I'm new here and hoping to get some insight. You know how when you hear the word interview, one is bound to be a bit jittery 
I'm a spouse to an SA citizen and will be having my PR interview soon.
What should one expect there? Is it like a job interview and what questions will they be asking.
Any insight will be appreciated.


----------



## Saartjie (Mar 1, 2010)

PaulineMK said:


> I'm new here and hoping to get some insight. You know how when you hear the word interview, one is bound to be a bit jittery
> I'm a spouse to an SA citizen and will be having my PR interview soon.
> What should one expect there? Is it like a job interview and what questions will they be asking.
> Any insight will be appreciated.


Hi there.

I had my PR interview in November 2011. I applied in Cape Town. The interview (if you can call it that) consisted of my husband and I (and our then 1 year old daughter) standing at the counter at Home Affairs and the guy who processed my application asked us each about five questions. They were about where we met, how long we have been together, how long we have been married, do we live together. It was so easy, no trick questions and we both stood there together whilst he was asking us the questions so he was not trying to catch us out.

Compared to my TR interview which was a nightmare (we were taken into separate rooms and hammered with stupid questions like, what is your husband's favourite food, what is the colour of your living room walls, who is your husband's best friend etc, they then compared our answers).
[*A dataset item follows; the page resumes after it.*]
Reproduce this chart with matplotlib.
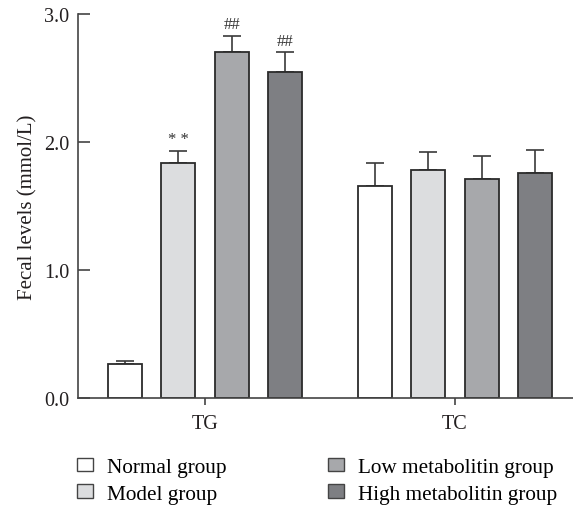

I would not stress if I were you. They are only trying to ascertain that your marriage is a genuine one and all they want is the truth so if you stick to this you will be fine.


----------



## SadiK (Jan 10, 2013)

Saartjie said:


> Hi there.
> 
> I had my PR interview in November 2011. I applied in Cape Town. The interview (if you can call it that) consisted of my husband and I (and our then 1 year old daughter) standing at the counter at Home Affairs and the guy who processed my application asked us each about five questions. They were about where we met, how long we have been together, how long we have been married, do we live together. It was so easy, no trick questions and we both stood there together whilst he was asking us the questions so he was not trying to catch us out.
> 
> ...


Thank you for the response Saartjie. Much appreciated


----------



## LegalMan (Dec 26, 2012)

Agreed, this is how it works. The first time you get your permit, it is more difficult. I don't often talk about personal experiences, but my wife is not from SA, and she and I had the same easy 5 questions for PR.


----------